Favorite Albums of the 00s: Honorable Spotlight – Funky Shit!

Thursday, December 31st, 2009

Bitte Orca by The Dirty Projectors / Hissing Fauna, Are You the Destroyer? by Of Montreal

“Definitely you can come and live with us. I know there’s a place for you in the basement, yeah! All you have to do is help out with the chores and dishes, and I know you will!” I interpret this line, taken from Temecula off Bitte Orca, as being a metaphor for the musical listening experience. Emotionally, I’m about to burrow into this guy’s album, or home. He’s going to let me in, so long as I first take care of some physical requirements. Okay, well my rent is paid, I’ve got electricity, the apartment is clean (relatively!); I want to listen to an album.

And albums don’t really get funkier than these two. Once you get inside, once you’re down to roll around and play with aesthetic semblance, these albums are about as funkily fun as you can get, straight from the Nietzsche-esque (not my interpretation; Dave Longstreth has admitted to it) minds of “nihilists with good imaginations.” The bad news gets pretty horrifying on these albums, but the good news is “that no one has any good reason to live”, so there’s our perspective, and damn me straight to hell (I wouldn’t mind sharing a hell with Kevin Barnes – picture that for a moment!) if these guys aren’t far from being right – all the time. These are the perfect albums to listen to while trying to restructure your character. When your mind rejects the frequency, when the past is a grotesque animal, when you suffer for fashion more than you suffer for oh – let’s just say, anything worth suffering for – why don’t you try being still for a while? You might find that you’re caught up in a storm that you don’t, in fact, need any shelter from. You might find that you’ve been standing in the middle of your character the entire damn time.

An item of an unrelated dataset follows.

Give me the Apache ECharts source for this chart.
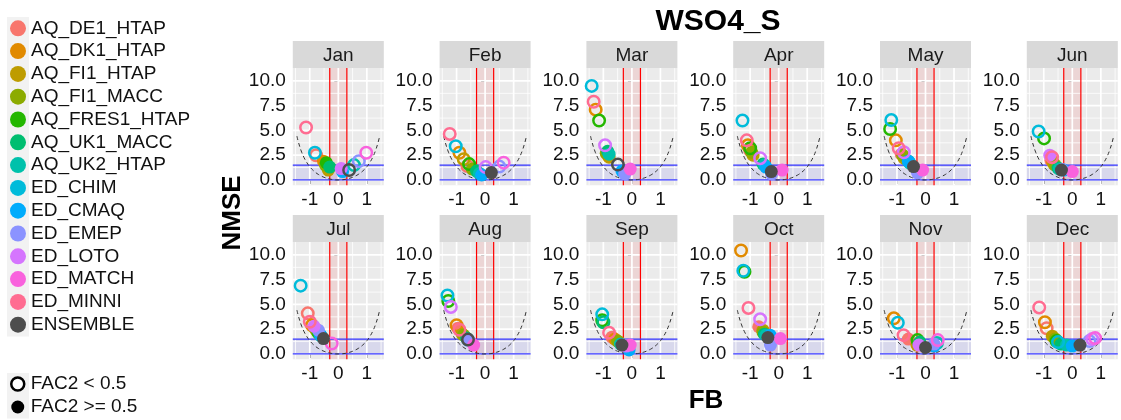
<!DOCTYPE html>
<html><head><meta charset="utf-8">
<script src="https://cdn.jsdelivr.net/npm/echarts@6/dist/echarts.min.js"></script>
<style>html,body{margin:0;padding:0;background:#fff}#chart{width:1121px;height:420px}</style>
</head><body><div id="chart"></div>
<script>
// ---------- data ----------
const months = ['Jan','Feb','Mar','Apr','May','Jun','Jul','Aug','Sep','Oct','Nov','Dec'];
const models = ['AQ_DE1_HTAP','AQ_DK1_HTAP','AQ_FI1_HTAP','AQ_FI1_MACC','AQ_FRES1_HTAP','AQ_UK1_MACC','AQ_UK2_HTAP','ED_CHIM','ED_CMAQ','ED_EMEP','ED_LOTO','ED_MATCH','ED_MINNI','ENSEMBLE'];
const modelColors = ['#F8766D','#E18A00','#BE9C00','#8CAB00','#24B700','#00BE70','#00C1AB','#00BBDA','#00ACFC','#8B93FF','#D575FE','#F962DD','#FF6C91','#4D4D4D'];
const fac2Labels = ['FAC2 < 0.5','FAC2 >= 0.5'];
const xTicks = [-1, 0, 1];
const yTicks = [0, 2.5, 5, 7.5, 10];
const xMinor = [-1.5, -0.5, 0.5, 1.5];
const yMinor = [1.25, 3.75, 6.25, 8.75];
const fbLimits = [-0.3, 0.3];
const nmseLimits = [0, 1.5];
// minimum-NMSE bound (dashed), FB vs NMSE
const boundFB   = [-1.45,-1.4,-1.3,-1.2,-1.1,-1.0,-0.9,-0.8,-0.7,-0.6,-0.5,-0.4,-0.3,-0.2,-0.1,0,0.1,0.2,0.3,0.4,0.5,0.6,0.7,0.8,0.9,1.0,1.1,1.2,1.3,1.4,1.45];
const boundNMSE = [4.43,3.84,2.93,2.25,1.74,1.33,1.02,0.76,0.56,0.40,0.27,0.17,0.09,0.04,0.01,0,0.01,0.04,0.09,0.17,0.27,0.40,0.56,0.76,1.02,1.33,1.74,2.25,2.93,3.84,4.43];
// per month, in model order: [FB, NMSE, FAC2>=0.5 ? 1 : 0]
const jan = [[-0.78,2.5,0],[-0.52,1.9,1],[-0.35,1.0,1],[-0.45,1.5,1],[-0.42,1.75,1],[-0.3,1.3,1],[0.55,1.5,0],[-0.82,2.75,0],[0.15,0.85,1],[0.72,1.9,0],[0.1,1.15,1],[0.98,2.75,0],[-1.13,5.3,0],[0.38,1.0,0]];
const feb = [[-0.62,1.4,0],[-0.9,2.75,0],[-0.75,2.1,0],[-0.45,1.1,1],[-0.56,1.6,0],[-0.3,0.9,1],[-0.2,0.65,1],[-1.03,3.4,0],[-0.12,0.5,1],[0.5,1.35,0],[0.02,1.3,0],[0.65,1.75,0],[-1.24,4.65,0],[0.22,0.75,1]];
const mar = [[-0.85,2.5,1],[-1.27,7.1,0],[-0.8,2.3,1],[-0.9,2.7,1],[-1.15,6.0,0],[-0.85,2.9,1],[-0.8,2.6,1],[-1.41,9.5,0],[-0.35,0.9,1],[-0.25,0.6,1],[-0.94,3.5,0],[-0.06,1.1,1],[-1.34,7.9,0],[-0.49,1.55,0]];
const apr = [[-1.0,3.0,0],[-1.08,3.5,0],[-0.9,2.5,1],[-0.95,2.8,1],[-1.0,3.2,0],[-0.55,1.6,1],[-0.5,1.5,1],[-1.27,6.0,0],[-0.45,1.3,1],[-0.25,0.6,1],[-0.65,2.2,0],[0.12,1.0,1],[-1.12,4.0,0],[-0.26,0.85,1]];
const may = [[-0.85,2.6,1],[-1.04,4.0,0],[-0.75,2.2,1],[-0.8,2.5,1],[-1.24,5.15,0],[-0.6,1.9,1],[-0.55,1.7,1],[-1.2,6.05,0],[-0.6,1.9,1],[-0.28,0.7,1],[-0.76,2.8,0],[-0.1,1.0,1],[-0.94,3.2,0],[-0.42,1.35,1]];
const jun = [[-0.75,2.0,1],[-0.7,1.9,1],[-0.65,1.6,1],[-0.6,1.5,1],[-0.99,4.2,0],[-0.5,1.2,1],[-0.45,1.1,1],[-1.18,4.9,0],[-0.3,1.0,1],[-0.35,1.05,1],[-0.79,2.5,1],[0.0,0.85,1],[-0.71,2.3,0],[-0.38,1.0,1]];
const jul = [[-1.07,4.1,0],[-0.92,2.9,0],[-0.8,2.5,1],[-0.75,2.3,1],[-0.7,2.1,1],[-0.65,2.0,1],[-0.6,1.8,1],[-1.32,6.9,0],[-0.62,1.9,1],[-0.7,2.4,1],[-0.85,2.8,1],[-0.23,1.05,0],[-1.0,3.25,0],[-0.52,1.55,1]];
const aug = [[-0.95,2.6,1],[-1.0,2.9,0],[-0.8,2.0,1],[-0.75,1.9,1],[-1.29,5.35,0],[-0.65,1.6,1],[-0.62,1.5,1],[-1.32,5.9,0],[-0.6,1.4,1],[-0.58,1.4,1],[-1.2,4.75,0],[-0.4,0.9,1],[-0.9,2.45,0],[-0.6,1.45,0]];
const sep = [[-0.7,1.7,1],[-0.6,1.5,1],[-0.45,1.2,1],[-0.5,1.3,1],[-1.04,3.4,0],[-1.0,3.2,0],[-0.4,1.0,1],[-1.04,4.0,0],[-0.1,0.4,1],[-0.3,0.9,1],[-0.2,0.8,1],[-0.06,0.9,1],[-0.8,2.15,0],[-0.35,0.9,1]];
const oct = [[-0.7,2.75,1],[-1.32,10.45,0],[-0.55,2.4,1],[-0.55,2.2,1],[-1.2,8.3,0],[-0.5,2.0,1],[-0.45,1.9,1],[-1.24,8.4,0],[-0.3,1.9,1],[-0.29,0.9,1],[-0.65,3.5,0],[0.06,1.55,1],[-1.06,4.65,0],[-0.38,1.65,1]];
const nov = [[-0.6,1.5,1],[-1.11,3.6,0],[-0.3,0.9,1],[-0.25,1.0,1],[-0.28,1.4,0],[-0.2,1.2,1],[0.4,1.1,0],[-0.97,3.15,0],[0.3,0.8,1],[0.3,1.0,1],[-0.23,0.9,1],[0.43,1.4,0],[-0.77,1.9,0],[0.0,0.65,1]];
const dec = [[-0.9,2.6,0],[-0.96,3.2,0],[-0.7,1.8,1],[-0.6,1.5,1],[-0.55,1.3,0],[-0.4,1.0,1],[-0.2,0.9,1],[-0.5,1.2,0],[0.0,0.8,1],[0.6,1.3,0],[0.7,1.5,0],[0.8,1.6,0],[-1.16,4.7,0],[0.27,0.9,1]];
const monthData = [jan,feb,mar,apr,may,jun,jul,aug,sep,oct,nov,dec];

// ---------- layout / style ----------
const FONT = '"Liberation Sans", Arial, sans-serif';
const GW = 91, GH = 117.2, STRIP_H = 27;
const colLeft = c => 292.8 + 146.8 * c;
const rowTop = [68.1, 242.1];
const X_RANGE = [-1.595, 1.595];
const Y_RANGE = [-0.54, 11.3];

const grids = [], xAxes = [], yAxes = [], series = [], graphics = [];

function refLine(i, vertical, v, color, width, z) {
  const data = vertical ? [[v, Y_RANGE[0]], [v, Y_RANGE[1]]] : [[X_RANGE[0], v], [X_RANGE[1], v]];
  return {type: 'line', xAxisIndex: i, yAxisIndex: i, data, silent: true, z, animation: false,
    symbol: 'none', clip: true, lineStyle: {color, width, type: 'solid'}, emphasis: {disabled: true}};
}

months.forEach((m, i) => {
  const r = Math.floor(i / 6), c = i % 6;
  const left = colLeft(c), top = rowTop[r];
  grids.push({left, top, width: GW, height: GH, show: true, backgroundColor: '#EBEBEB', borderWidth: 0});
  xAxes.push({type: 'value', gridIndex: i, min: X_RANGE[0], max: X_RANGE[1],
    axisLine: {show: false},
    axisTick: {show: true, customValues: xTicks, length: 4, lineStyle: {color: '#333', width: 1}},
    axisLabel: {customValues: xTicks, fontSize: 19, color: '#111', margin: 5, fontFamily: FONT},
    splitLine: {show: false}});
  yAxes.push({type: 'value', gridIndex: i, min: Y_RANGE[0], max: Y_RANGE[1],
    axisLine: {show: false},
    axisTick: {show: true, customValues: yTicks, length: 4, lineStyle: {color: '#333', width: 1}},
    axisLabel: {customValues: yTicks, fontSize: 19, color: '#111', margin: 7, fontFamily: FONT,
      formatter: v => Number(v).toFixed(1)},
    splitLine: {show: false}});
  // strip
  graphics.push({type: 'rect', shape: {x: left, y: top - STRIP_H, width: GW, height: STRIP_H}, style: {fill: '#D9D9D9'}, silent: true});
  graphics.push({type: 'text', x: left + GW / 2, y: top - STRIP_H / 2 + 1, silent: true,
    style: {text: m, font: '19px ' + FONT, fill: '#1A1A1A', textAlign: 'center', textVerticalAlign: 'middle'}});
  // grid lines
  xMinor.forEach(v => series.push(refLine(i, true, v, '#FFFFFF', 0.8, 2)));
  yMinor.forEach(v => series.push(refLine(i, false, v, '#FFFFFF', 0.8, 2)));
  xTicks.forEach(v => series.push(refLine(i, true, v, '#FFFFFF', 1.7, 2)));
  yTicks.forEach(v => series.push(refLine(i, false, v, '#FFFFFF', 1.7, 2)));
  // bands
  series.push({type: 'line', xAxisIndex: i, yAxisIndex: i, data: [], silent: true, z: 3, animation: false,
    markArea: {silent: true, animation: false, data: [
      [{xAxis: fbLimits[0], itemStyle: {color: 'rgba(255,0,0,0.09)'}}, {xAxis: fbLimits[1]}],
      [{yAxis: nmseLimits[0], itemStyle: {color: 'rgba(0,0,255,0.08)'}}, {yAxis: nmseLimits[1]}]
    ]}});
  // limit lines
  fbLimits.forEach(v => series.push(refLine(i, true, v, '#FF0000', 1.2, 4)));
  nmseLimits.forEach(v => series.push(refLine(i, false, v, '#3333FF', 1.2, 4)));
  // bound curve
  series.push({type: 'line', xAxisIndex: i, yAxisIndex: i, silent: true, z: 5, animation: false,
    data: boundFB.map((x, k) => [x, boundNMSE[k]]), smooth: 0.4, symbol: 'none',
    lineStyle: {color: '#333333', width: 1, type: [4, 3]}});
  // points per model
  models.forEach((name, k) => {
    const p = monthData[i][k];
    const col = modelColors[k];
    series.push({type: 'scatter', name, xAxisIndex: i, yAxisIndex: i, z: 6, animation: false,
      symbol: 'circle', itemStyle: {color: col, opacity: 1},
      data: [p[2] ? {value: [p[0], p[1]], symbolSize: 13, itemStyle: {color: col, borderWidth: 0, opacity: 1}}
                  : {value: [p[0], p[1]], symbolSize: 11.5, itemStyle: {color: 'rgba(0,0,0,0)', borderColor: col, borderWidth: 2.5, opacity: 1}}]});
  });
});
// FAC2 legend entries
fac2Labels.forEach(name => series.push({type: 'scatter', name, xAxisIndex: 0, yAxisIndex: 0, data: [], itemStyle: {opacity: 1}}));

// legend key backgrounds
graphics.push({type: 'rect', shape: {x: 7, y: 17, width: 22, height: 319.5}, style: {fill: '#F2F2F2'}, silent: true, z: -10});
graphics.push({type: 'rect', shape: {x: 7, y: 373, width: 22, height: 45.5}, style: {fill: '#F2F2F2'}, silent: true, z: -10});
// axis titles
graphics.push({type: 'text', x: 706, y: 401, silent: true,
  style: {text: 'FB', font: 'bold 26px ' + FONT, fill: '#000', textAlign: 'center', textVerticalAlign: 'middle'}});
graphics.push({type: 'text', x: 233, y: 213, rotation: Math.PI / 2, silent: true,
  style: {text: 'NMSE', font: 'bold 26px ' + FONT, fill: '#000', textAlign: 'center', textVerticalAlign: 'middle'}});

const chart = echarts.init(document.getElementById('chart'), null, {renderer: 'canvas'});
chart.setOption({
  animation: false,
  backgroundColor: '#FFFFFF',
  title: {text: 'WSO4_S', left: 713, top: 2, textAlign: 'center',
    textStyle: {fontSize: 30, fontWeight: 'bold', color: '#000', fontFamily: FONT}},
  legend: [
    {orient: 'vertical', left: 10, top: 18.3, padding: 0, itemWidth: 16, itemHeight: 16, itemGap: 2.8,
     icon: 'circle', selectedMode: false, data: models, itemStyle: {opacity: 1},
     textStyle: {fontSize: 19, lineHeight: 20, color: '#111', fontFamily: FONT}},
    {orient: 'vertical', left: 10, top: 374, padding: 0, itemWidth: 16, itemHeight: 13, itemGap: 3,
     selectedMode: false,
     data: [
       {name: fac2Labels[0], icon: 'circle', itemStyle: {color: '#FFFFFF', borderColor: '#000', borderWidth: 2.5, opacity: 1}},
       {name: fac2Labels[1], icon: 'circle', itemStyle: {color: '#000', borderWidth: 0, opacity: 1}}
     ],
     textStyle: {fontSize: 19, lineHeight: 20, color: '#111', fontFamily: FONT}}
  ],
  grid: grids, xAxis: xAxes, yAxis: yAxes, series, graphic: graphics
});
</script></body></html>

Or you might not. That’s the thing about nihilism.

Favorite Albums of the 00s: Number Two

Thursday, December 31st, 2009

Endless Summer by Fennesz

This is what Caspar David Friedrich meant by ‘the sublime’. The Field had his own vision, which was incredible, but this album is where my sublime heart rests. The title track illustrates the beauty of this album perfectly. The first half of the song is all underwater static with a beautiful guitar line weaving in and out. High pitched tones bounce around like sonar waves in the ocean. Random low beeps give the impression that the wave of the song is hitting something obtrusive. Then: submersion. We go deeper and deeper into this musical landscape. The sound gets fuzzy, then it doesn’t. Another blast of sonar. I begin to get the feeling that we’re going somewhere incredible. We’re almost there now. I can tell, because the static is worse than ever. Now it’s gone. The sound is ascending, coming back up to the sky. Then, in the 4:46 mark, there’s a split-second break in the music, and afterwards we’re completely submerged in the beautiful guitar line. It’s been released, and so have we. We follow it out until it fades away, without any emphasis whatsoever. At first I felt unfulfilled. Where was my completion? Where was my heart at in that song? Eventually I discovered that the entirety of my emotion was encapsulated in that fraction of a second when there was no sound at all. The sublime is infinitesimal. It’s the point of horizon between the ocean and the sky. We can never fully reach it, but if we ever hope to try, we must first follow the beauty of both halves.

Where they meet is where my soul will rest, where my ego finds peace, where Christian Fennesz’s heart had to go through to make this album. The sounds he has made take me there. Indeed, the first time I ever heard this album, I felt as though I had been to a new land. A land like Avatar’s Pandora, where spirituality is made tangible through aesthetics. That is why this is my #2 favorite album. I have always been addicted to the sublime, and this album presented it in such a way that I felt as though I had never known sublime before hearing it. And in a way, I hadn’t.